2009-03-06 Thread Rob Myers
On Fri, Mar 6, 2009 at 4:51 PM, Richard Fairhurst rich...@systemed.net wrote:

 1. Creative Commons licences define Work (which you're quoting in the case
 of 4a) as the copyrightable work of authorship offered under the terms of
 this License (1e). I.e., as we know by now, CC-BY-SA is defined and
 enforced by copyright.

That's a very good point.

The Dutch CC licences covered database right as well, I don't know if
they still do.

 So 4a may not, in my reading, forbid conditions being added by contract or
 database right, because these are simply outside the scope of the CC
 licence.

Secion 6.2 of BY-SA UK 2.0 says:

This Licence constitutes the entire Licence Agreement between the
parties with respect to the Work licensed here.

But as you point out, the work is the *copyrighted* work.

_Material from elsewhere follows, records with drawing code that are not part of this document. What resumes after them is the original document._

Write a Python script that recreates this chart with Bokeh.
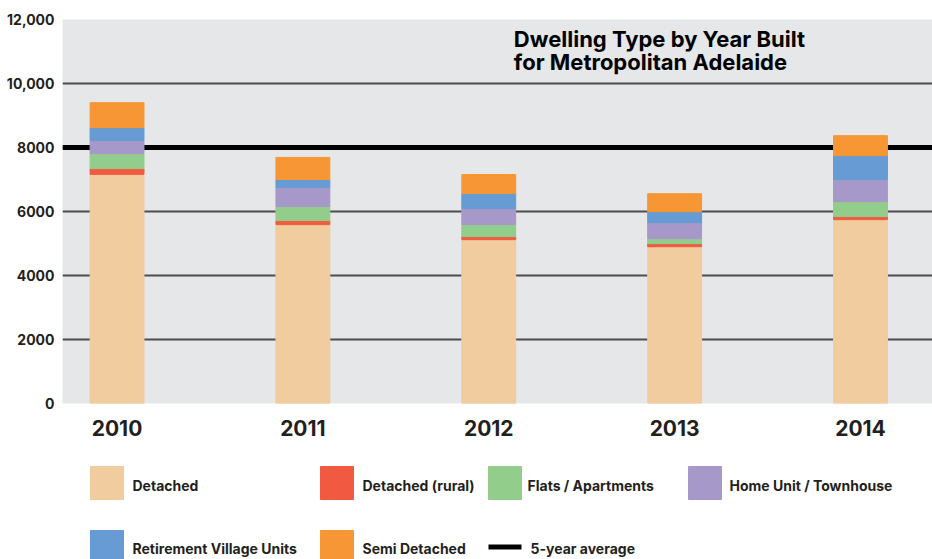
from bokeh.plotting import figure
from bokeh.models import ColumnDataSource, Range1d, FixedTicker, Span, Label
from bokeh.layouts import column
from bokeh.embed import file_html
from bokeh.resources import INLINE
from bokeh.core.properties import value

# ---- data ----
years = ["2010", "2011", "2012", "2013", "2014"]
detached = [7160, 5590, 5120, 4900, 5745]
detached_rural = [180, 125, 95, 95, 95]
flats = [470, 440, 375, 155, 470]
home_unit = [405, 595, 500, 500, 685]
retirement = [405, 250, 470, 345, 750]
semi = [780, 690, 595, 560, 625]
five_year_avg = 8000

series_names = ["Detached", "Detached (rural)", "Flats / Apartments",
                "Home Unit / Townhouse", "Retirement Village Units", "Semi Detached"]
series_values = [detached, detached_rural, flats, home_unit, retirement, semi]
colors = ["#f0cc9e", "#f15a40", "#93cd8b", "#a699ca", "#669bd3", "#f79634"]
avg_label = "5-year average"

y_ticks = [0, 2000, 4000, 6000, 8000, 10000, 12000]
y_tick_labels = ["0", "2000", "4000", "6000", "8000", "10,000", "12,000"]
title_lines = ["Dwelling Type by Year Built", "for Metropolitan Adelaide"]

FONT = "Inter"
TXT = "#231f20"
W = 932
LEFT = 62

# ---- main chart ----
xs = list(range(len(years)))
data = {"x": xs}
keys = []
for i, vals in enumerate(series_values):
    k = f"s{i}"
    keys.append(k)
    data[k] = vals
src = ColumnDataSource(data)

p = figure(width=W, height=448, x_range=Range1d(-0.2934, 4.3874), y_range=Range1d(0, 12000),
           output_backend="svg", toolbar_location=None,
           min_border_left=LEFT, min_border_right=0, min_border_top=19, min_border_bottom=45)
p.background_fill_color = "#e6e7e8"
p.border_fill_color = "white"
p.outline_line_color = None

p.add_layout(Span(location=five_year_avg, dimension="width", line_color="black",
                  line_width=5, level="underlay"))

p.vbar_stack(keys, x="x", width=0.29, source=src, color=colors)

p.xgrid.visible = False
p.ygrid.ticker = FixedTicker(ticks=y_ticks)
p.ygrid.grid_line_color = "#4d4d4f"
p.ygrid.grid_line_width = 2

p.xaxis.ticker = FixedTicker(ticks=xs)
p.xaxis.major_label_overrides = {i: y for i, y in enumerate(years)}
p.yaxis.ticker = FixedTicker(ticks=y_ticks)
p.yaxis.major_label_overrides = {t: l for t, l in zip(y_ticks, y_tick_labels)}
for ax in (p.xaxis, p.yaxis):
    ax.axis_line_color = None
    ax.major_tick_line_color = None
    ax.minor_tick_line_color = None
    ax.major_tick_out = 0
    ax.major_tick_in = 0
    ax.major_label_text_font = FONT
    ax.major_label_text_font_style = "bold"
    ax.major_label_text_color = TXT
p.xaxis.major_label_text_font_size = "21px"
p.xaxis.major_label_standoff = 16
p.yaxis.major_label_text_font_size = "14px"
p.yaxis.major_label_standoff = 8

for line, ty in zip(title_lines, [11380, 10660]):
    p.add_layout(Label(x=2.135, y=ty, text=line, text_font=FONT, text_font_style="bold",
                       text_font_size="22px", text_color="black", text_align="left",
                       text_baseline="alphabetic"))

# ---- legend (pixel-space figure, frame aligned with the chart) ----
LH = 559 - 448
lg = figure(width=W, height=LH, x_range=Range1d(LEFT, W), y_range=Range1d(559, 448),
            output_backend="svg", toolbar_location=None, x_axis_type=None, y_axis_type=None,
            min_border_left=LEFT, min_border_right=0, min_border_top=0, min_border_bottom=0)
lg.outline_line_color = None
lg.grid.visible = False
lg.background_fill_color = "white"

col_left = [90, 320, 488, 688]
col_text = [132, 362, 527, 729]
row_sw_y = [482.5, 546.5]
row_tx_y = [485, 548]

sw_x, sw_y, sw_c, tx_x, tx_y, tx_t = [], [], [], [], [], []
for i, (name, c) in enumerate(zip(series_names, colors)):
    r, cidx = (0, i) if i < 4 else (1, i - 4)
    sw_x.append(col_left[cidx] + 16.5)
    sw_y.append(row_sw_y[r])
    sw_c.append(c)
    tx_x.append(col_text[cidx])
    tx_y.append(row_tx_y[r])
    tx_t.append(name)
lg.rect(x=sw_x, y=sw_y, width=33, height=33, color=sw_c)
# average line entry
lg.line(x=[col_left[2], col_left[2] + 33], y=[row_sw_y[1]] * 2, line_color="black", line_width=5)
tx_x.append(col_left[2] + 42)
tx_y.append(row_tx_y[1])
tx_t.append(avg_label)

lg.text(x=tx_x, y=tx_y, text=tx_t, text_font=value(FONT), text_font_style="bold",
        text_font_size="14px", text_color=TXT, text_baseline="middle", text_align="left")

layout = column(p, lg, spacing=0)
open("out.html", "w").write(file_html(layout, INLINE))
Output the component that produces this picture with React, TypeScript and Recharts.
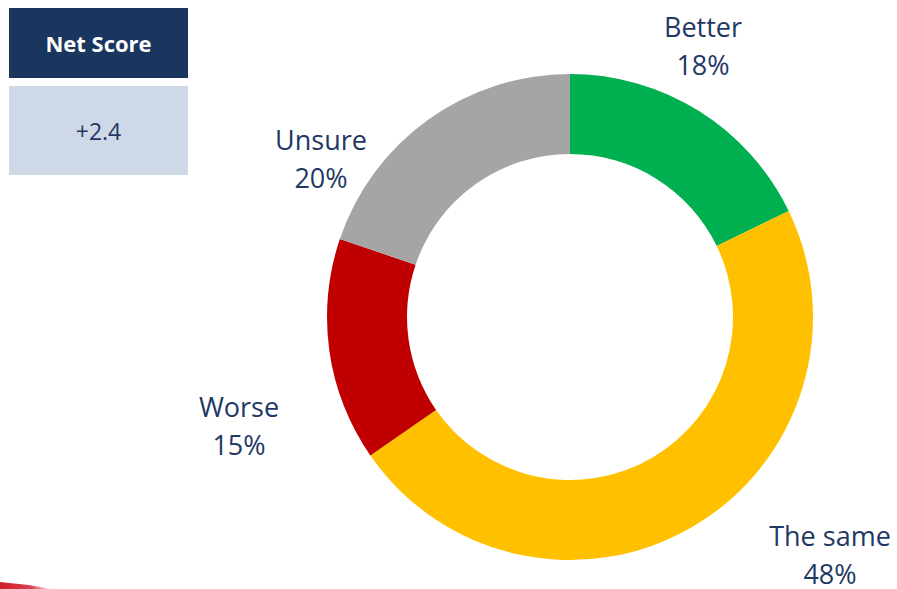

This kind of non-copyright control is something that the GPL has
worked very hard to avoid. Patents, trademarks, trade secrets, DRM Law
and Tivoisation are all excluded by the GPL. It might not be good to
set the opposite precedent for BY-SA.

 Very often CC-BY-SA items will be conveyed with contractual
 restrictions: Andy A cited the other day that the cycle map has its own Ts 
 Cs, for example.

Given 6.2 that doesn't sound right where they are additional
conditions for the *copyrighted* work or that cover the BY-SA part of
a collective work.

- Rob.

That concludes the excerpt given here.